--- start Given data ---
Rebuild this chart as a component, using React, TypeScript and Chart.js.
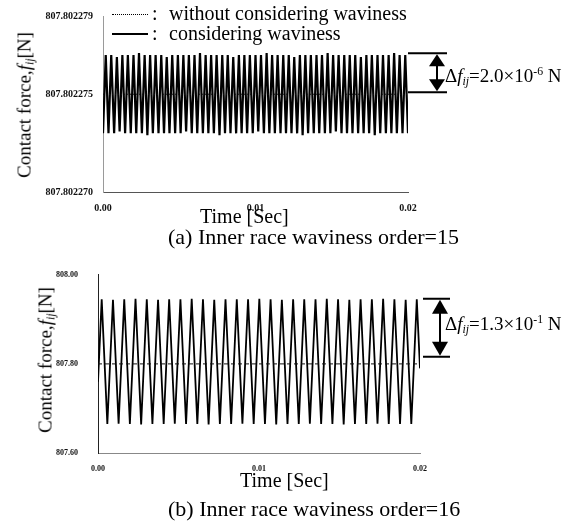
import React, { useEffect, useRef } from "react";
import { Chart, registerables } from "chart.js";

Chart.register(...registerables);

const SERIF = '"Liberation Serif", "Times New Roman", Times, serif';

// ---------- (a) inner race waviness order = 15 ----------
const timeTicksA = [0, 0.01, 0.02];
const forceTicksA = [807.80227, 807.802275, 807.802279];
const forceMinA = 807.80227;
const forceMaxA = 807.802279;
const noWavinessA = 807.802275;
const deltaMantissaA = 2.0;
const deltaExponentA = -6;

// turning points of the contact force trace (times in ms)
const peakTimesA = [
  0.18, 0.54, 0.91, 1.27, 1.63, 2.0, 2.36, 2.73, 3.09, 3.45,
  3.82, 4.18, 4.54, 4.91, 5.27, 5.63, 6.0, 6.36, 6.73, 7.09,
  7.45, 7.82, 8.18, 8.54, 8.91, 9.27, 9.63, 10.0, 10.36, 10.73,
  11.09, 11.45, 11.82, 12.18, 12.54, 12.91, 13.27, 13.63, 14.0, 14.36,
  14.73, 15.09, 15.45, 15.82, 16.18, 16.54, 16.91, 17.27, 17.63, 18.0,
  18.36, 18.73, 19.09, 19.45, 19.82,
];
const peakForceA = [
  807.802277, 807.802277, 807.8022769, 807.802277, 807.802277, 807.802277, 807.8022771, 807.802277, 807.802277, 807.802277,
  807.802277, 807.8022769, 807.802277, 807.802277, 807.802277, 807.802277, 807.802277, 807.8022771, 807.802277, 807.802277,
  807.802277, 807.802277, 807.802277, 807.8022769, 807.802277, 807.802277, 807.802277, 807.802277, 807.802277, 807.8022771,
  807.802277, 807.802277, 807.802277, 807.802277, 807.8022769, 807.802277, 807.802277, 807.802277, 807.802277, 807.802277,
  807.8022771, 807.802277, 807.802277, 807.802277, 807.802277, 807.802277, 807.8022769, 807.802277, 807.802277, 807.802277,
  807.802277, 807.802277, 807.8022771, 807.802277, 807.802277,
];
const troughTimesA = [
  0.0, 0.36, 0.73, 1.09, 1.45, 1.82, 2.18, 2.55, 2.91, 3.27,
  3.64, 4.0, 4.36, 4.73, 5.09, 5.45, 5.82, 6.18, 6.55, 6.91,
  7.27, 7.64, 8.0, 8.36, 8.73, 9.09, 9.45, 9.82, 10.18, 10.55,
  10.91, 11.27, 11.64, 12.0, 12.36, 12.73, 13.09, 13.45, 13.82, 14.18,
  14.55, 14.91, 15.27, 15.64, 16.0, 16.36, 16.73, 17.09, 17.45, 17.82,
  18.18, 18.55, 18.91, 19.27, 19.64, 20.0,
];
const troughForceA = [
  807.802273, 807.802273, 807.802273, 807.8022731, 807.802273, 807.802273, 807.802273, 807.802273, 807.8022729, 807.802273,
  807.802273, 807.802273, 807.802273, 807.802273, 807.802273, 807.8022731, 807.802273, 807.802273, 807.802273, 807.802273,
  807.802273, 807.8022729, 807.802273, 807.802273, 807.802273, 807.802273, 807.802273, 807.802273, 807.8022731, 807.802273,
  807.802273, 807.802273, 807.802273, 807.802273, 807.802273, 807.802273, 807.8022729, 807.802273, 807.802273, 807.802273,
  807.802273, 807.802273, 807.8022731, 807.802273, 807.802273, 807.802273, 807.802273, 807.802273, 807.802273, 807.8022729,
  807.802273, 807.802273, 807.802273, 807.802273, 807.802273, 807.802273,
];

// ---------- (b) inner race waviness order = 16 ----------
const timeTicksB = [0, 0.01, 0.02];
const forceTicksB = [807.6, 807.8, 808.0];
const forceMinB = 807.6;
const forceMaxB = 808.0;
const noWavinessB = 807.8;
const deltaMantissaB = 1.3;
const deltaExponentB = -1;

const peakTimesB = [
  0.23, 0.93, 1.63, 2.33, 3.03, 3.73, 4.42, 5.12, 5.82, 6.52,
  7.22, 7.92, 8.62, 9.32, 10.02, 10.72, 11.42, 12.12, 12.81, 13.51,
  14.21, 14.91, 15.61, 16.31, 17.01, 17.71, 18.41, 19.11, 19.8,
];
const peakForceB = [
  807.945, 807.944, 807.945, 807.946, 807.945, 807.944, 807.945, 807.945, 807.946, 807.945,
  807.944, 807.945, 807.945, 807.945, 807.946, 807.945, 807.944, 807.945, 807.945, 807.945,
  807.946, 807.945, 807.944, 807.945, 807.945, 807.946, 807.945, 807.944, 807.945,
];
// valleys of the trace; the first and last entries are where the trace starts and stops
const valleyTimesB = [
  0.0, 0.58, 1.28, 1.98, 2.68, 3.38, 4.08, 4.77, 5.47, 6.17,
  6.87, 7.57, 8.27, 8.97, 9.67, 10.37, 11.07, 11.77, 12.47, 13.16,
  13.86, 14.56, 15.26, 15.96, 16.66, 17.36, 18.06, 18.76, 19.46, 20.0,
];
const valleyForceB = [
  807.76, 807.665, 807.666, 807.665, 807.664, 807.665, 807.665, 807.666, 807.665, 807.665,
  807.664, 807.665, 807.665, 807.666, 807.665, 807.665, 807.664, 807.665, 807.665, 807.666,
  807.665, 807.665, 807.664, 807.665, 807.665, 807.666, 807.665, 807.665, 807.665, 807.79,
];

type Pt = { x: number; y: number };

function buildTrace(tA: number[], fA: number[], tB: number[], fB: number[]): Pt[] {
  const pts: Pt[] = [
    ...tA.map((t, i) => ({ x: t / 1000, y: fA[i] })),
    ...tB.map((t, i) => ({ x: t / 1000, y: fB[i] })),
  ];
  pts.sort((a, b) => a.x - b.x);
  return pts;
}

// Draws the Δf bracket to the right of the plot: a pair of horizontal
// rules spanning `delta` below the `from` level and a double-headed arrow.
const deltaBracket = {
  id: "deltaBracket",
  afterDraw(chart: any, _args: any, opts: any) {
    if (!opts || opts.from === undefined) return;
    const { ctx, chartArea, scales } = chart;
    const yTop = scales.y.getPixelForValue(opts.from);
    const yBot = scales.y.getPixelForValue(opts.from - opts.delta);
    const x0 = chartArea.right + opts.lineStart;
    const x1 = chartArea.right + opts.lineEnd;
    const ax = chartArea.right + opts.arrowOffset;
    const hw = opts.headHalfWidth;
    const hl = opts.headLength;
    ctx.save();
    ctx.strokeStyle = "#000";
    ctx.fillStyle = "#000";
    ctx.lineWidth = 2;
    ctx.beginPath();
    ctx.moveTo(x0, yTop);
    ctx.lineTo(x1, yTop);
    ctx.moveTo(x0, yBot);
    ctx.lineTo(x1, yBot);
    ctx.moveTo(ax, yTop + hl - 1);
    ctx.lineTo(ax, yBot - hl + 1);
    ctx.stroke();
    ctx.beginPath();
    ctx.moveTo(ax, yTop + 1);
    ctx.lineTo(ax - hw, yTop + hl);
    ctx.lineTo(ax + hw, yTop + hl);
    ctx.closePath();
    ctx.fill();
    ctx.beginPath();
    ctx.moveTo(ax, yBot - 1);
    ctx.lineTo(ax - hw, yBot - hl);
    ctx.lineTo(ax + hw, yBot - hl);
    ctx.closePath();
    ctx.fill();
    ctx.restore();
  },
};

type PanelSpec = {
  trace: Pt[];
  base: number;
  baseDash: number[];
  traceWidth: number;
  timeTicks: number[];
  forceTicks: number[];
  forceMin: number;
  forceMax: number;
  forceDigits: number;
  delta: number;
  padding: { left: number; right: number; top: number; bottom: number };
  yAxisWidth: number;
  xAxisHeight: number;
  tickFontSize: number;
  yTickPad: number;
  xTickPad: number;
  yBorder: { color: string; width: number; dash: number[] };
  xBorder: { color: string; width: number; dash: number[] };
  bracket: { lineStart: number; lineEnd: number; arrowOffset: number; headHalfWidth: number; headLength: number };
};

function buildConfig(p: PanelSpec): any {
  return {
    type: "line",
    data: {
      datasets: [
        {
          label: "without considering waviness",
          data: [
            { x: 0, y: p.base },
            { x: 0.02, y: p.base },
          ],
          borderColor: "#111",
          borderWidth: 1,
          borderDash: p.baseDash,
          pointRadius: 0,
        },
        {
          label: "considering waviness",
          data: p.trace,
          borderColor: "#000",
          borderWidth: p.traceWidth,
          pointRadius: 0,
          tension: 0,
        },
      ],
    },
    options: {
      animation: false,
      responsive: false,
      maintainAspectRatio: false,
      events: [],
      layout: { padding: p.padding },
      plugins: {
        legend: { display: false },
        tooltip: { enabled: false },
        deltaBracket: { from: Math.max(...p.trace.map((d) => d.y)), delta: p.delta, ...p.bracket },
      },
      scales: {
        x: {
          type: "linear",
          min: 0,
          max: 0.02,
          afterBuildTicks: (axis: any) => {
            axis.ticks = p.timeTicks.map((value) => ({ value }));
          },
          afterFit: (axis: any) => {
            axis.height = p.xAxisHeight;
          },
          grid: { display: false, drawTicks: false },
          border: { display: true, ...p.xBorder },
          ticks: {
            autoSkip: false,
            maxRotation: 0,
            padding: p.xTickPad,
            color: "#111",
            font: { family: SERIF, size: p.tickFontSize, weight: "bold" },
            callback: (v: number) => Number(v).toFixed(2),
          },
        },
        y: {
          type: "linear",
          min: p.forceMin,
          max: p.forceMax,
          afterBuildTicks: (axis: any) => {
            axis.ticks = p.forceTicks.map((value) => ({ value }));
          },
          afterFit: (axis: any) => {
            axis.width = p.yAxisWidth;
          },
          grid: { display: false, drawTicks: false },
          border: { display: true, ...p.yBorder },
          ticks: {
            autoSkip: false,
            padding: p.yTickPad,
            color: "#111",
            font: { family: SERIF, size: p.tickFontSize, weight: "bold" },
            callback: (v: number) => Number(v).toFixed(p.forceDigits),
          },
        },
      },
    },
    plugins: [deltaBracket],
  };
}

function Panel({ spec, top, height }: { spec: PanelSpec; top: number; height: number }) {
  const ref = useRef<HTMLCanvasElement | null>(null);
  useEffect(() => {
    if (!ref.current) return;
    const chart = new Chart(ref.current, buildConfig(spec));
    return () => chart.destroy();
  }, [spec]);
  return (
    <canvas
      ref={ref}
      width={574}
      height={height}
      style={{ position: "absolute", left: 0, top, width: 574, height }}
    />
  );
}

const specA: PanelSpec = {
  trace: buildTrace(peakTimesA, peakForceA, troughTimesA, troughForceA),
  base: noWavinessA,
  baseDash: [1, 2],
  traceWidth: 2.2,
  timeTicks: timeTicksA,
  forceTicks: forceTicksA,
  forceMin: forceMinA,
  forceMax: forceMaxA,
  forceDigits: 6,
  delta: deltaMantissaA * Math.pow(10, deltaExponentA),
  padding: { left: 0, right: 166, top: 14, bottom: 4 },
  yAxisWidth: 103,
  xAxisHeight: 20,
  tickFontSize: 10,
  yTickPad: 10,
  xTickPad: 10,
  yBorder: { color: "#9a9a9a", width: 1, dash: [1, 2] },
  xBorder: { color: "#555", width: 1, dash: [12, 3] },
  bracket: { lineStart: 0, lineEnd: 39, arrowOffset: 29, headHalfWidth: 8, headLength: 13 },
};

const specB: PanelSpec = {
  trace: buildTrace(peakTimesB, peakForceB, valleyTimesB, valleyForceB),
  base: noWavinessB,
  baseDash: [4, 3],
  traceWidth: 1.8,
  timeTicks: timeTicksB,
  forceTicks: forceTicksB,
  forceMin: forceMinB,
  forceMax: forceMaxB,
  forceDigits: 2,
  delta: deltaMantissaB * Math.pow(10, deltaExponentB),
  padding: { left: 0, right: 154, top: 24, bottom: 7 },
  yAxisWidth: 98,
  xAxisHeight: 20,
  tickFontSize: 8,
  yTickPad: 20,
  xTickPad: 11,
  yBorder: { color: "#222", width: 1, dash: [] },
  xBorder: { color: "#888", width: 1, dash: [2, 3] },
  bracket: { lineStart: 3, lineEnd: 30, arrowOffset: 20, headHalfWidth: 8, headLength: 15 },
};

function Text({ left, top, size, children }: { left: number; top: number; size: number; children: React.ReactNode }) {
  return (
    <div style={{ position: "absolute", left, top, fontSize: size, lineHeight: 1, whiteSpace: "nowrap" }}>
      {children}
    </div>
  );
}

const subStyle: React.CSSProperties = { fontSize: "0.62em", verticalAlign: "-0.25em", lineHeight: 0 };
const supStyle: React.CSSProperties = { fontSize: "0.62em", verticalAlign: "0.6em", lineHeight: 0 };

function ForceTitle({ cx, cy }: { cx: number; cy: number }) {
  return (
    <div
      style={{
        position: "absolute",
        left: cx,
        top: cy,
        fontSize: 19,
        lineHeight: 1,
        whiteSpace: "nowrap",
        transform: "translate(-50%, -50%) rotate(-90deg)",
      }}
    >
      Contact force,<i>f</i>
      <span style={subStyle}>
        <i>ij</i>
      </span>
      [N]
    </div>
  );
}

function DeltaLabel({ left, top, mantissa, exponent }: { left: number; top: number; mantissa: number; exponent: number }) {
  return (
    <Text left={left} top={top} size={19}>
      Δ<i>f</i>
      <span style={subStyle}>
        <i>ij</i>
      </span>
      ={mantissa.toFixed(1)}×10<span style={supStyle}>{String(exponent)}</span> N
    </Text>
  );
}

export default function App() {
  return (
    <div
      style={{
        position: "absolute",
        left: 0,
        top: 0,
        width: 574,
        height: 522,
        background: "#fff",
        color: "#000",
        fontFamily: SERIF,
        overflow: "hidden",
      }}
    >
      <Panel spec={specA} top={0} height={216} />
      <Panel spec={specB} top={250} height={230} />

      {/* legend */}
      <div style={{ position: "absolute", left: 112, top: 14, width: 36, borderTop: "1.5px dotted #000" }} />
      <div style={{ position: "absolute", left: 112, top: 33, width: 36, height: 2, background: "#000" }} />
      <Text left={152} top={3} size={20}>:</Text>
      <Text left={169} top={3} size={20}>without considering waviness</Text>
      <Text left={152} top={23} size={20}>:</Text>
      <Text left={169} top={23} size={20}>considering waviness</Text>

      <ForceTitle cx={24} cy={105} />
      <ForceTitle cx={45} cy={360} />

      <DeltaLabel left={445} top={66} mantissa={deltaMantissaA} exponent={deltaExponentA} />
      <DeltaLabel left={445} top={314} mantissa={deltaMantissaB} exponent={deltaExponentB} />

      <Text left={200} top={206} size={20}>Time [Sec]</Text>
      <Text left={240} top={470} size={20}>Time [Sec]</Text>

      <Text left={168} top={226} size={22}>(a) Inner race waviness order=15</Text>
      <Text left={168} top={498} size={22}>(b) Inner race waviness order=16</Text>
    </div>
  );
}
--- end Given data ---
Exercise description: Reproduce the material above exactly, first line through the line that contains "Chart.register(...registerables);", minus the pictures.

Solution for this task:
Rebuild this chart as a component, using React, TypeScript and Chart.js.
import React, { useEffect, useRef } from "react";
import { Chart, registerables } from "chart.js";

Chart.register(...registerables);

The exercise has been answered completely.